What the task requires: Select from the data all lines with the word "document".

Data extract:
• • • • •
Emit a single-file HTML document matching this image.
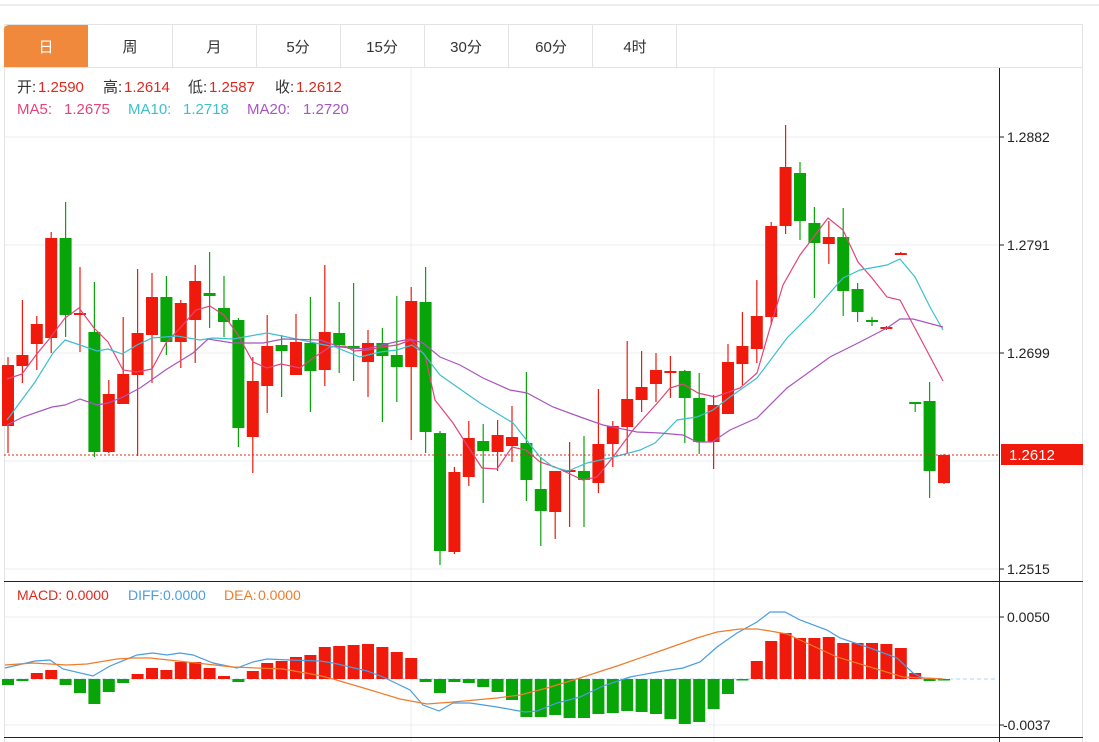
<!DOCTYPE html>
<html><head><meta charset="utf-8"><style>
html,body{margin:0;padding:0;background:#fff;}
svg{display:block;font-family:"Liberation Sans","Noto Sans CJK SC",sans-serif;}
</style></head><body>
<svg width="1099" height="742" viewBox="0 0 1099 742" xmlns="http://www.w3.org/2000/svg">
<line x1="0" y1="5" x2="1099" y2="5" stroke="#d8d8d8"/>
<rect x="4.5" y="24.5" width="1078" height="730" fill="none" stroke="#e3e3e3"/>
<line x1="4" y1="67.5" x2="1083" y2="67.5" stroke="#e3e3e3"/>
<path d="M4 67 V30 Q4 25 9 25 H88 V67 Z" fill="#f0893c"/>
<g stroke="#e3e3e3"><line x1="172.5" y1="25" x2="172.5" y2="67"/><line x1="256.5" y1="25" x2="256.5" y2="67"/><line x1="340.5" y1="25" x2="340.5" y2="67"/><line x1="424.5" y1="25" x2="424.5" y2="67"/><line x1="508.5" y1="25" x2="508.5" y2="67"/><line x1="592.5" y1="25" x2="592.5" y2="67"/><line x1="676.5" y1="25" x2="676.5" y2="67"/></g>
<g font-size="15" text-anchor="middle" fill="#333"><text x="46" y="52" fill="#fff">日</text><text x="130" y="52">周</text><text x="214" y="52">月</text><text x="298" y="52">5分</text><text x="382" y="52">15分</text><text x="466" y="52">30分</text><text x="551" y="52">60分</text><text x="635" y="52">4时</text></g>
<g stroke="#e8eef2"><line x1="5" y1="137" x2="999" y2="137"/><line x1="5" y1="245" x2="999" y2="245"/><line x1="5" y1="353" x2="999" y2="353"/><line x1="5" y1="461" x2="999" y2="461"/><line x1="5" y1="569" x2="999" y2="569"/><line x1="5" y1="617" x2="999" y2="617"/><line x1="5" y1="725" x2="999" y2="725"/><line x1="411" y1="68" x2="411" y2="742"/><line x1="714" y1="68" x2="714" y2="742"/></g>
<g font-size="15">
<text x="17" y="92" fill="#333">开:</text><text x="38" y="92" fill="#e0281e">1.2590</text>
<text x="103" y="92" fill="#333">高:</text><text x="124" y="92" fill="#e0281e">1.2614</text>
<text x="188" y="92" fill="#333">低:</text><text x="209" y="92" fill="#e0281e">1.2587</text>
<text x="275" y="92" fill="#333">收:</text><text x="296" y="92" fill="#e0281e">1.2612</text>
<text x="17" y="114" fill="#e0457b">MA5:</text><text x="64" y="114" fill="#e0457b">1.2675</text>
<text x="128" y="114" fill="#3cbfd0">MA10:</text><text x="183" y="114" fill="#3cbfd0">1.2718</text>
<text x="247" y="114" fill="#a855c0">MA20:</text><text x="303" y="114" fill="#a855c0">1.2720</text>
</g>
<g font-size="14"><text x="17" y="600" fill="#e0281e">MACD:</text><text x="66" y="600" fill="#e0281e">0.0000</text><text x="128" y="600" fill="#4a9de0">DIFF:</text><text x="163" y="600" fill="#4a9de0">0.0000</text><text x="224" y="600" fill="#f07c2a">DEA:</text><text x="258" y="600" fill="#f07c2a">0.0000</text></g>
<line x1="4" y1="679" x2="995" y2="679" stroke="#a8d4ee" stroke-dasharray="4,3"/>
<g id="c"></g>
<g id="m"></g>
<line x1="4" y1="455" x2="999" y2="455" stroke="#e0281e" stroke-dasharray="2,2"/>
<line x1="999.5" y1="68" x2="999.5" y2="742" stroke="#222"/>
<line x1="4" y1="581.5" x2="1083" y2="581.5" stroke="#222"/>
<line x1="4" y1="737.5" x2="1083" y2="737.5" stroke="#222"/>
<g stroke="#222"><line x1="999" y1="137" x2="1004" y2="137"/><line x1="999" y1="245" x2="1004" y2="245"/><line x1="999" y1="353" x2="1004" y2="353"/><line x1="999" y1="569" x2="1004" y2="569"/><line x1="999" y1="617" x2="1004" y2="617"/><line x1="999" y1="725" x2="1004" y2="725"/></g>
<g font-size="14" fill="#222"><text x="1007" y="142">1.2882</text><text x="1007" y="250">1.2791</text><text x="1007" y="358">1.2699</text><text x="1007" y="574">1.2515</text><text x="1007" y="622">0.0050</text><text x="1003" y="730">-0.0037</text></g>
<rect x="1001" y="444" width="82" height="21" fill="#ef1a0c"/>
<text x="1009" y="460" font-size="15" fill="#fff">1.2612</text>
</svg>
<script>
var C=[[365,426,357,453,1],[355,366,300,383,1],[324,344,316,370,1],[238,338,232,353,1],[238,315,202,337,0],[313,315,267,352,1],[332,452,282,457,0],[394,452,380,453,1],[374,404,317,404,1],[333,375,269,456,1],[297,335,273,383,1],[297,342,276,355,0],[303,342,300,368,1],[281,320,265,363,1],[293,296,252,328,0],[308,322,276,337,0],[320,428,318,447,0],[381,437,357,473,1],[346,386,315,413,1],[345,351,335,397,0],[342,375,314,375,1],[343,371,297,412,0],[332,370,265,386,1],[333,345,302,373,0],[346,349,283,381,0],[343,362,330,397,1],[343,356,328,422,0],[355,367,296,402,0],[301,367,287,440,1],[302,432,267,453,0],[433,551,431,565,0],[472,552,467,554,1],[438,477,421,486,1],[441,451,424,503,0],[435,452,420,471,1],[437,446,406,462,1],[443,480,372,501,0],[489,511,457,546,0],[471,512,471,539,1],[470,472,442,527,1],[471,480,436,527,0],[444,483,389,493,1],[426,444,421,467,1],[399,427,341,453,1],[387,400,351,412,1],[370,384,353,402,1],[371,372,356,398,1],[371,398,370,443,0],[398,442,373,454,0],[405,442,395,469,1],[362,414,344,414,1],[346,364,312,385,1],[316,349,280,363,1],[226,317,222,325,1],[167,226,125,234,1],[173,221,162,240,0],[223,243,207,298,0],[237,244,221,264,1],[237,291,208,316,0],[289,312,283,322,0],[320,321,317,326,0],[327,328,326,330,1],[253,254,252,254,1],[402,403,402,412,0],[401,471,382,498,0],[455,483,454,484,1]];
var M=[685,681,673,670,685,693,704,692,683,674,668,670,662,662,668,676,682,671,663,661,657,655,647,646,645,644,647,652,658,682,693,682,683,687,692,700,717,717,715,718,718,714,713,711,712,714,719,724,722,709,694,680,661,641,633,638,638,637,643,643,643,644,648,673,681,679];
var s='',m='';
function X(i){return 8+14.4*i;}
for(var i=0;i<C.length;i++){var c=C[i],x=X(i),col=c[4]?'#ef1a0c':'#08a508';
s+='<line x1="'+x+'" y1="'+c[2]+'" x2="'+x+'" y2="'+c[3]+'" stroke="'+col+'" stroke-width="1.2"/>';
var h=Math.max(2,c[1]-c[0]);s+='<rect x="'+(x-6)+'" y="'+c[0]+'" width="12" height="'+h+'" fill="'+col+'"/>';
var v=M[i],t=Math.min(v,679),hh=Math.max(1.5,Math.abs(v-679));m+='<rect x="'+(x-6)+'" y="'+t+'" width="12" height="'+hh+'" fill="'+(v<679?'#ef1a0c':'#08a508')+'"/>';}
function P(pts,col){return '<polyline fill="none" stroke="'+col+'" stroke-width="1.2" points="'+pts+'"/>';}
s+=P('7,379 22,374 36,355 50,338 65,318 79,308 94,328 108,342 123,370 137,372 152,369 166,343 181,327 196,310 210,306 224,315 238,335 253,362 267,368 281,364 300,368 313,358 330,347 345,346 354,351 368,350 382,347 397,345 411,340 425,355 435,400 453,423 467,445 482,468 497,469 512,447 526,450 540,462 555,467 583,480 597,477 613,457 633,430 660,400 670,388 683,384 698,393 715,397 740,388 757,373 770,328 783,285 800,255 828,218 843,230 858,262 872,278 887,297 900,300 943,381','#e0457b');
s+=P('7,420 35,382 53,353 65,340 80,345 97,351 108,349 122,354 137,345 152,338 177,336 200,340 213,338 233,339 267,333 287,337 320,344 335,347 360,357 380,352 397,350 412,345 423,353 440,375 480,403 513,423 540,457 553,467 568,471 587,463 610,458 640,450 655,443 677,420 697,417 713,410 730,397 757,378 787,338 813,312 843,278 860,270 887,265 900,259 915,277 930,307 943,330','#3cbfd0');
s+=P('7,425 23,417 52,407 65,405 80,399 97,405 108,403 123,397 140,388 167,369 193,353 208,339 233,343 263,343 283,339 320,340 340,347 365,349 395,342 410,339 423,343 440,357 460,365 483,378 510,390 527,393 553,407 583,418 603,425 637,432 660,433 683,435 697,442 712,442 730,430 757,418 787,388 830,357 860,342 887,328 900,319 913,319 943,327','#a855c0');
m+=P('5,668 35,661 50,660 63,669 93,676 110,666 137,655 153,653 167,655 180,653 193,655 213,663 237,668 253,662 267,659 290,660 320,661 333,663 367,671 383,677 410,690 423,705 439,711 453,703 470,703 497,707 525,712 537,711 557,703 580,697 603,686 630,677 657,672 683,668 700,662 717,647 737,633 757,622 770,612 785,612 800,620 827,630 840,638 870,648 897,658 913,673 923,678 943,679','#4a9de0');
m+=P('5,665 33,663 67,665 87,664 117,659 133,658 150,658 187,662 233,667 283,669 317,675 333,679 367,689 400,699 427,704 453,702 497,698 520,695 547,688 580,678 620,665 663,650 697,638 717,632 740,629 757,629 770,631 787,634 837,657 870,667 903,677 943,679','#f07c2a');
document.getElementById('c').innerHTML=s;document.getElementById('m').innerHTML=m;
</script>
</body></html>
• • • • •
Expected answer:
Emit a single-file HTML document matching this image.
document.getElementById('c').innerHTML=s;document.getElementById('m').innerHTML=m;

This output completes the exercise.